→ **INSTRUCTIONS FOR THE TASK**:
Every entry below should be transcribed exactly; pictures stay out of the copy.

→ **RECORDS FOR PROCESSING**:

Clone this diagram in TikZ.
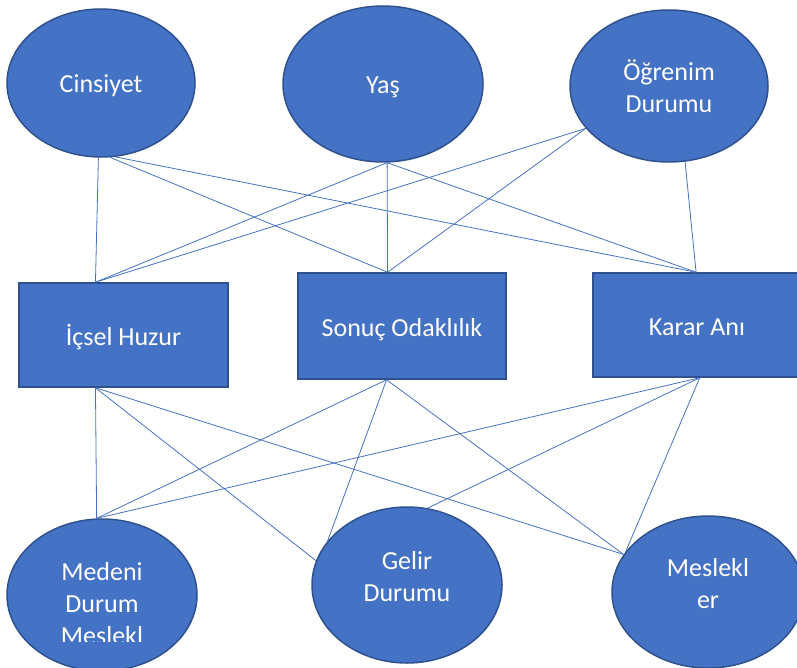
\documentclass[tikz,border=0pt]{standalone}
\usepackage{fontspec}
\setmainfont{Carlito}
\usepackage{tikz}
\usetikzlibrary{shapes.geometric}
\definecolor{fillblue}{HTML}{4472C4}
\definecolor{edgeblue}{HTML}{2F528F}

\begin{document}
\begin{tikzpicture}[
    x=1pt, y=-1pt,
    oval/.style={ellipse, draw=edgeblue, line width=1.5pt, fill=fillblue, inner sep=0pt, text=white, align=center, font=\fontsize{26}{32}\selectfont},
    factor/.style={rectangle, draw=edgeblue, line width=1.5pt, fill=fillblue, minimum width=208pt, text=white, align=center, font=\fontsize{26}{32}\selectfont},
    oneline/.style={text height=25pt, text depth=5pt},
    ovaltext/.style={text=white, align=center, inner sep=0pt, font=\fontsize{26}{32}\selectfont},
    link/.style={draw=fillblue, line width=0.8pt}
  ]
    \useasboundingbox (0,0) rectangle (797,668);
    \clip (0,0) rectangle (797,668);

    \node[oval, oneline, minimum width=188pt, minimum height=148pt] (cins) at (101,83) {Cinsiyet};
    \node[oval, oneline, minimum width=200pt, minimum height=156pt] (yas) at (383,84) {Yaş};
    \node[oval, minimum width=198pt, minimum height=152pt] (ogr) at (669,86) {Öğrenim\\Durumu};

    \node[factor, oneline, minimum width=209pt, minimum height=104pt] (icsel) at (123.5,335) {İçsel Huzur};
    \node[factor, oneline, minimum height=106pt] (sonuc) at (402,326) {Sonuç Odaklılık};
    \node[factor, oneline, minimum height=104pt] (karar) at (697,325) {Karar Anı};

    \node[oval, minimum width=190pt, minimum height=152pt] (medeni) at (102,595) {};
    \node[oval, minimum width=190pt, minimum height=156pt] (gelir) at (407,585) {};
    \node[oval, minimum width=192pt, minimum height=152pt] (meslek) at (708,592) {};

    \begin{scope}
      \clip (0,0) rectangle (797,641);
      \node[ovaltext] (medenitxt) at (102,604) {Medeni\\Durum\\Meslekl};
    \end{scope}
    \node[ovaltext] (gelirtxt) at (407,577) {Gelir\\Durumu};
    \node[ovaltext] (meslektxt) at (708,584) {Meslekl\\er};

    \draw[link] (cins.-92) -- (icsel.118);
    \draw[link] (cins.-83) -- (sonuc.105);
    \draw[link] (cins.-79) -- (karar.91);
    \draw[link] (yas.-87) -- (icsel.118);
    \draw[link] (yas.-87) -- (sonuc.105);
    \draw[link] (yas.-87) -- (karar.91);
    \draw[link] (ogr.-153) -- (icsel.118);
    \draw[link] (ogr.-153) -- (sonuc.105);
    \draw[link] (ogr.-78) -- (karar.91);

    \draw[link] (icsel.-118) -- (medeni.94);
    \draw[link] (icsel.-118) -- (gelir.165);
    \draw[link] (icsel.-118) -- (meslek.156);
    \draw[link] (sonuc.-106) -- (medeni.94);
    \draw[link] (sonuc.-106) -- (gelir.151);
    \draw[link] (sonuc.-106) -- (meslek.156);
    \draw[link] (karar.-87) -- (medeni.94);
    \draw[link] (karar.-87) -- (gelir.75);
    \draw[link] (karar.-87) -- (meslek.154);
  \end{tikzpicture}
\end{document}
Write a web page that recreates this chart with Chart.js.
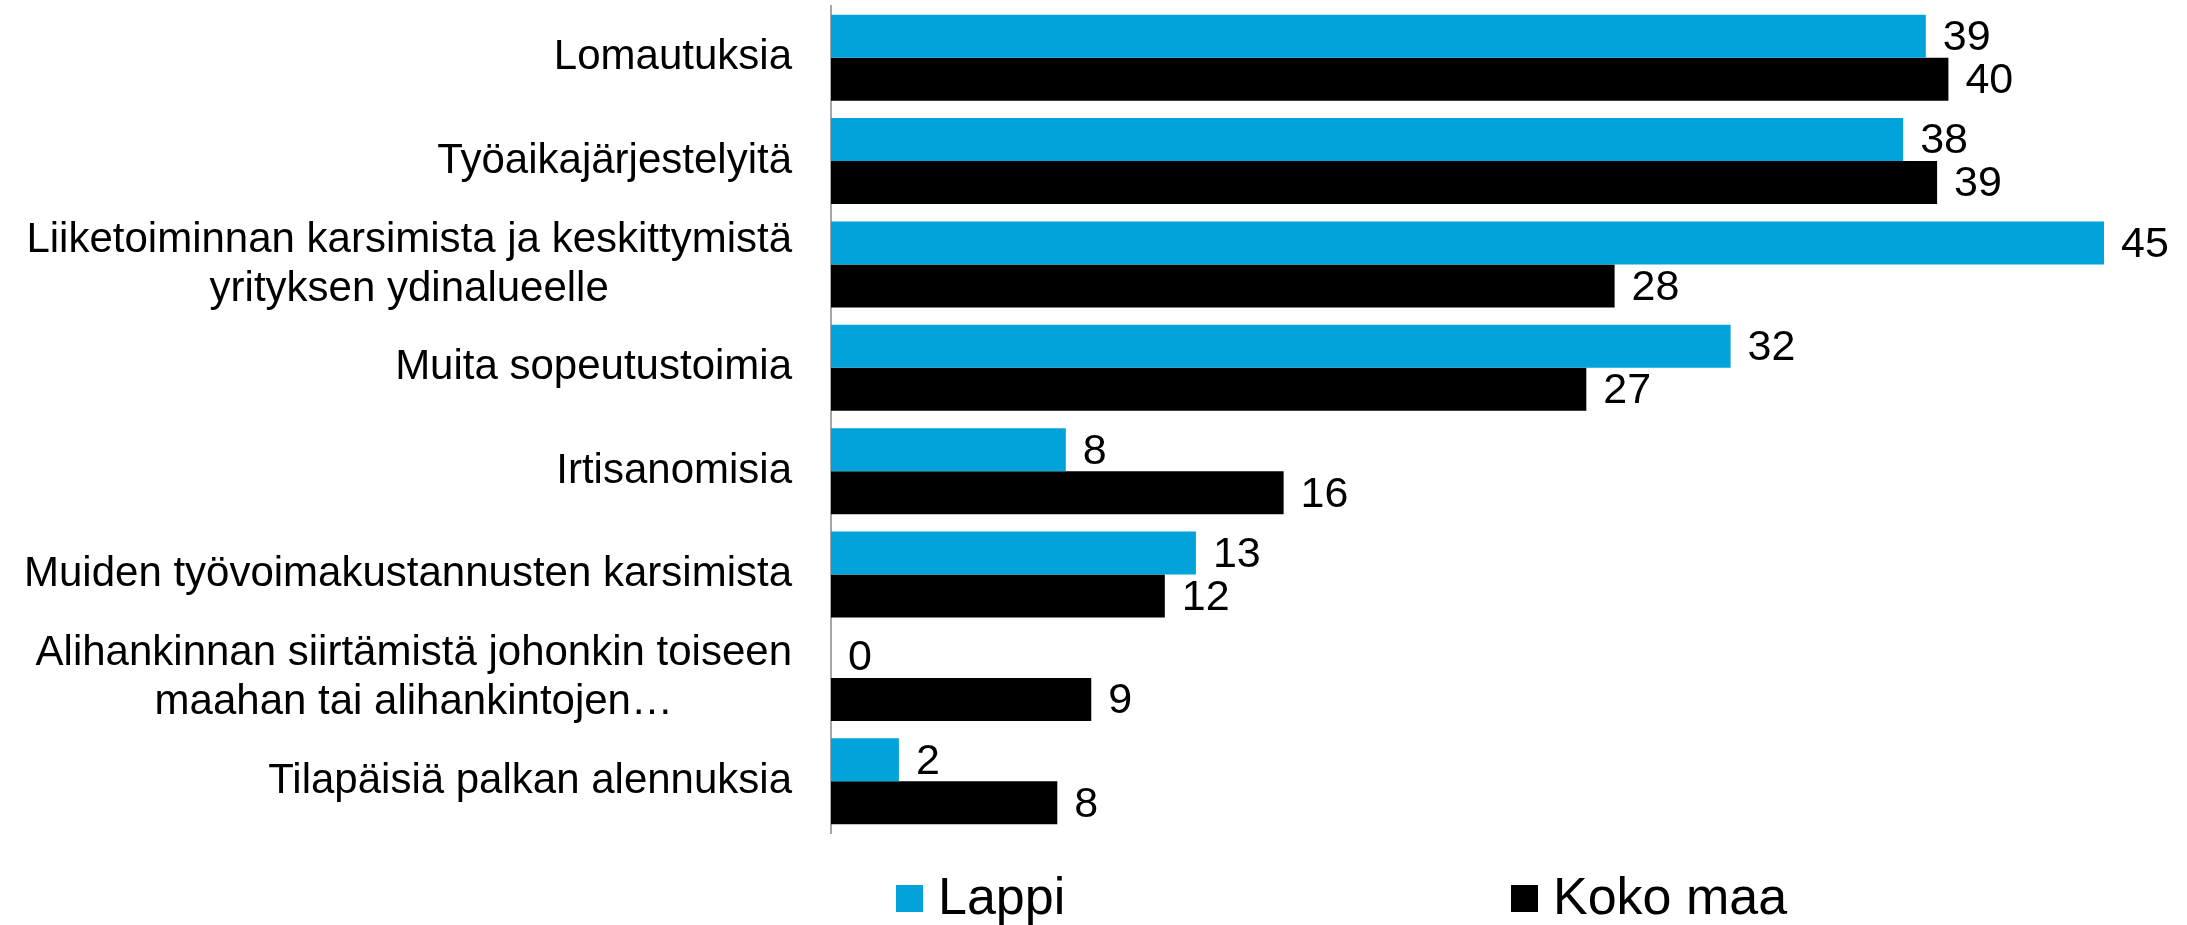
<!DOCTYPE html>
<html>
<head>
<meta charset="utf-8">
<script src="https://cdn.jsdelivr.net/npm/chart.js@4"></script>
<style>
  html, body { margin: 0; padding: 0; background: #fff; }
</style>
</head>
<body>
<canvas id="chart" width="2187" height="925"></canvas>
<script>
// data (bar lengths, labels show rounded values)
const categories = [
  'Lomautuksia',
  'Työaikajärjestelyitä',
  ['Liiketoiminnan karsimista ja keskittymistä', 'yrityksen ydinalueelle'],
  'Muita sopeutustoimia',
  'Irtisanomisia',
  'Muiden työvoimakustannusten karsimista',
  ['Alihankinnan siirtämistä johonkin toiseen', 'maahan tai alihankintojen…'],
  'Tilapäisiä palkan alennuksia'
];
const lappi = [38.7, 37.9, 45, 31.8, 8.3, 12.9, 0, 2.4];
const kokoMaa = [39.5, 39.1, 27.7, 26.7, 16, 11.8, 9.2, 8];
const seriesNames = ['Lappi', 'Koko maa'];
const seriesColors = ['#01a3da', '#000000'];

const FONT = '"Liberation Sans", Arial, sans-serif';

// category labels: block right-aligned, lines centred in the block (like Excel)
const categoryLabels = {
  id: 'categoryLabels',
  afterDraw(chart) {
    const ctx = chart.ctx;
    const yScale = chart.scales.y;
    const right = chart.chartArea.left - 39;
    ctx.save();
    ctx.font = '42px ' + FONT;
    ctx.fillStyle = '#000';
    ctx.textAlign = 'center';
    ctx.textBaseline = 'middle';
    categories.forEach((c, i) => {
      const lines = Array.isArray(c) ? c : [c];
      const w = Math.max(...lines.map(l => ctx.measureText(l).width));
      const cy = yScale.getPixelForValue(i);
      lines.forEach((l, j) => {
        ctx.fillText(l, right - w / 2, cy + (j - (lines.length - 1) / 2) * 49);
      });
    });
    ctx.restore();
  }
};

// value labels at bar ends
const valueLabels = {
  id: 'valueLabels',
  afterDatasetsDraw(chart) {
    const ctx = chart.ctx;
    ctx.save();
    ctx.font = '43px ' + FONT;
    ctx.fillStyle = '#000';
    ctx.textAlign = 'left';
    ctx.textBaseline = 'middle';
    chart.data.datasets.forEach((ds, di) => {
      chart.getDatasetMeta(di).data.forEach((bar, i) => {
        ctx.fillText(String(Math.round(ds.data[i])), bar.x + 17, bar.y + 2);
      });
    });
    ctx.restore();
  }
};

// legend under the plot
const bottomLegend = {
  id: 'bottomLegend',
  afterDraw(chart) {
    const ctx = chart.ctx;
    const xs = [896, 1511];
    const cy = 898;
    ctx.save();
    ctx.font = '52px ' + FONT;
    ctx.textAlign = 'left';
    ctx.textBaseline = 'middle';
    chart.data.datasets.forEach((ds, i) => {
      ctx.fillStyle = ds.backgroundColor;
      ctx.fillRect(xs[i], cy - 13, 27, 27);
      ctx.fillStyle = '#000';
      ctx.fillText(ds.label, xs[i] + 42, cy + 2);
    });
    ctx.restore();
  }
};

new Chart(document.getElementById('chart'), {
  type: 'bar',
  data: {
    labels: categories,
    datasets: [
      { label: seriesNames[0], data: lappi, backgroundColor: seriesColors[0] },
      { label: seriesNames[1], data: kokoMaa, backgroundColor: seriesColors[1] }
    ]
  },
  options: {
    indexAxis: 'y',
    responsive: false,
    animation: false,
    devicePixelRatio: 1,
    layout: { padding: { top: 6, right: 83, bottom: 92, left: 0 } },
    datasets: {
      bar: { barPercentage: 1, categoryPercentage: 0.832, borderWidth: 0 }
    },
    scales: {
      x: { min: 0, max: 45, display: false },
      y: {
        grid: { display: false },
        border: { display: true, color: '#a6a6a6', width: 2 },
        ticks: { display: false },
        afterFit(scale) { scale.width = 831; }
      }
    },
    plugins: {
      legend: { display: false },
      tooltip: { enabled: false }
    }
  },
  plugins: [categoryLabels, valueLabels, bottomLegend]
});
</script>
</body>
</html>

→ **ANSWER FOR THE TASK**:
Clone this diagram in TikZ.
\documentclass[tikz,border=0pt]{standalone}
\usepackage{fontspec}
\setmainfont{Carlito}
\usepackage{tikz}
\usetikzlibrary{shapes.geometric}
\definecolor{fillblue}{HTML}{4472C4}
\definecolor{edgeblue}{HTML}{2F528F}

\begin{document}
\begin{tikzpicture}[
    x=1pt, y=-1pt,
    oval/.style={ellipse, draw=edgeblue, line width=1.5pt, fill=fillblue, inner sep=0pt, text=white, align=center, font=\fontsize{26}{32}\selectfont},
    factor/.style={rectangle, draw=edgeblue, line width=1.5pt, fill=fillblue, minimum width=208pt, text=white, align=center, font=\fontsize{26}{32}\selectfont},
    oneline/.style={text height=25pt, text depth=5pt},
    ovaltext/.style={text=white, align=center, inner sep=0pt, font=\fontsize{26}{32}\selectfont},
    link/.style={draw=fillblue, line width=0.8pt}
  ]
    \useasboundingbox (0,0) rectangle (797,668);
    \clip (0,0) rectangle (797,668);

    \node[oval, oneline, minimum width=188pt, minimum height=148pt] (cins) at (101,83) {Cinsiyet};
    \node[oval, oneline, minimum width=200pt, minimum height=156pt] (yas) at (383,84) {Yaş};
    \node[oval, minimum width=198pt, minimum height=152pt] (ogr) at (669,86) {Öğrenim\\Durumu};

    \node[factor, oneline, minimum width=209pt, minimum height=104pt] (icsel) at (123.5,335) {İçsel Huzur};
    \node[factor, oneline, minimum height=106pt] (sonuc) at (402,326) {Sonuç Odaklılık};
    \node[factor, oneline, minimum height=104pt] (karar) at (697,325) {Karar Anı};

    \node[oval, minimum width=190pt, minimum height=152pt] (medeni) at (102,595) {};
    \node[oval, minimum width=190pt, minimum height=156pt] (gelir) at (407,585) {};
    \node[oval, minimum width=192pt, minimum height=152pt] (meslek) at (708,592) {};

    \begin{scope}
      \clip (0,0) rectangle (797,641);
      \node[ovaltext] (medenitxt) at (102,604) {Medeni\\Durum\\Meslekl};
    \end{scope}
    \node[ovaltext] (gelirtxt) at (407,577) {Gelir\\Durumu};
    \node[ovaltext] (meslektxt) at (708,584) {Meslekl\\er};

    \draw[link] (cins.-92) -- (icsel.118);
    \draw[link] (cins.-83) -- (sonuc.105);
    \draw[link] (cins.-79) -- (karar.91);
    \draw[link] (yas.-87) -- (icsel.118);
    \draw[link] (yas.-87) -- (sonuc.105);
    \draw[link] (yas.-87) -- (karar.91);
    \draw[link] (ogr.-153) -- (icsel.118);
    \draw[link] (ogr.-153) -- (sonuc.105);
    \draw[link] (ogr.-78) -- (karar.91);

    \draw[link] (icsel.-118) -- (medeni.94);
    \draw[link] (icsel.-118) -- (gelir.165);
    \draw[link] (icsel.-118) -- (meslek.156);
    \draw[link] (sonuc.-106) -- (medeni.94);
    \draw[link] (sonuc.-106) -- (gelir.151);
    \draw[link] (sonuc.-106) -- (meslek.156);
    \draw[link] (karar.-87) -- (medeni.94);
    \draw[link] (karar.-87) -- (gelir.75);
    \draw[link] (karar.-87) -- (meslek.154);
  \end{tikzpicture}
\end{document}
Write a web page that recreates this chart with Chart.js.
<!DOCTYPE html>
<html>
<head>
<meta charset="utf-8">
<script src="https://cdn.jsdelivr.net/npm/chart.js@4"></script>
<style>
  html, body { margin: 0; padding: 0; background: #fff; }
</style>
</head>
<body>
<canvas id="chart" width="2187" height="925"></canvas>
<script>
// data (bar lengths, labels show rounded values)
const categories = [
  'Lomautuksia',
  'Työaikajärjestelyitä',
  ['Liiketoiminnan karsimista ja keskittymistä', 'yrityksen ydinalueelle'],
  'Muita sopeutustoimia',
  'Irtisanomisia',
  'Muiden työvoimakustannusten karsimista',
  ['Alihankinnan siirtämistä johonkin toiseen', 'maahan tai alihankintojen…'],
  'Tilapäisiä palkan alennuksia'
];
const lappi = [38.7, 37.9, 45, 31.8, 8.3, 12.9, 0, 2.4];
const kokoMaa = [39.5, 39.1, 27.7, 26.7, 16, 11.8, 9.2, 8];
const seriesNames = ['Lappi', 'Koko maa'];
const seriesColors = ['#01a3da', '#000000'];

const FONT = '"Liberation Sans", Arial, sans-serif';

// category labels: block right-aligned, lines centred in the block (like Excel)
const categoryLabels = {
  id: 'categoryLabels',
  afterDraw(chart) {
    const ctx = chart.ctx;
    const yScale = chart.scales.y;
    const right = chart.chartArea.left - 39;
    ctx.save();
    ctx.font = '42px ' + FONT;
    ctx.fillStyle = '#000';
    ctx.textAlign = 'center';
    ctx.textBaseline = 'middle';
    categories.forEach((c, i) => {
      const lines = Array.isArray(c) ? c : [c];
      const w = Math.max(...lines.map(l => ctx.measureText(l).width));
      const cy = yScale.getPixelForValue(i);
      lines.forEach((l, j) => {
        ctx.fillText(l, right - w / 2, cy + (j - (lines.length - 1) / 2) * 49);
      });
    });
    ctx.restore();
  }
};

// value labels at bar ends
const valueLabels = {
  id: 'valueLabels',
  afterDatasetsDraw(chart) {
    const ctx = chart.ctx;
    ctx.save();
    ctx.font = '43px ' + FONT;
    ctx.fillStyle = '#000';
    ctx.textAlign = 'left';
    ctx.textBaseline = 'middle';
    chart.data.datasets.forEach((ds, di) => {
      chart.getDatasetMeta(di).data.forEach((bar, i) => {
        ctx.fillText(String(Math.round(ds.data[i])), bar.x + 17, bar.y + 2);
      });
    });
    ctx.restore();
  }
};

// legend under the plot
const bottomLegend = {
  id: 'bottomLegend',
  afterDraw(chart) {
    const ctx = chart.ctx;
    const xs = [896, 1511];
    const cy = 898;
    ctx.save();
    ctx.font = '52px ' + FONT;
    ctx.textAlign = 'left';
    ctx.textBaseline = 'middle';
    chart.data.datasets.forEach((ds, i) => {
      ctx.fillStyle = ds.backgroundColor;
      ctx.fillRect(xs[i], cy - 13, 27, 27);
      ctx.fillStyle = '#000';
      ctx.fillText(ds.label, xs[i] + 42, cy + 2);
    });
    ctx.restore();
  }
};

new Chart(document.getElementById('chart'), {
  type: 'bar',
  data: {
    labels: categories,
    datasets: [
      { label: seriesNames[0], data: lappi, backgroundColor: seriesColors[0] },
      { label: seriesNames[1], data: kokoMaa, backgroundColor: seriesColors[1] }
    ]
  },
  options: {
    indexAxis: 'y',
    responsive: false,
    animation: false,
    devicePixelRatio: 1,
    layout: { padding: { top: 6, right: 83, bottom: 92, left: 0 } },
    datasets: {
      bar: { barPercentage: 1, categoryPercentage: 0.832, borderWidth: 0 }
    },
    scales: {
      x: { min: 0, max: 45, display: false },
      y: {
        grid: { display: false },
        border: { display: true, color: '#a6a6a6', width: 2 },
        ticks: { display: false },
        afterFit(scale) { scale.width = 831; }
      }
    },
    plugins: {
      legend: { display: false },
      tooltip: { enabled: false }
    }
  },
  plugins: [categoryLabels, valueLabels, bottomLegend]
});
</script>
</body>
</html>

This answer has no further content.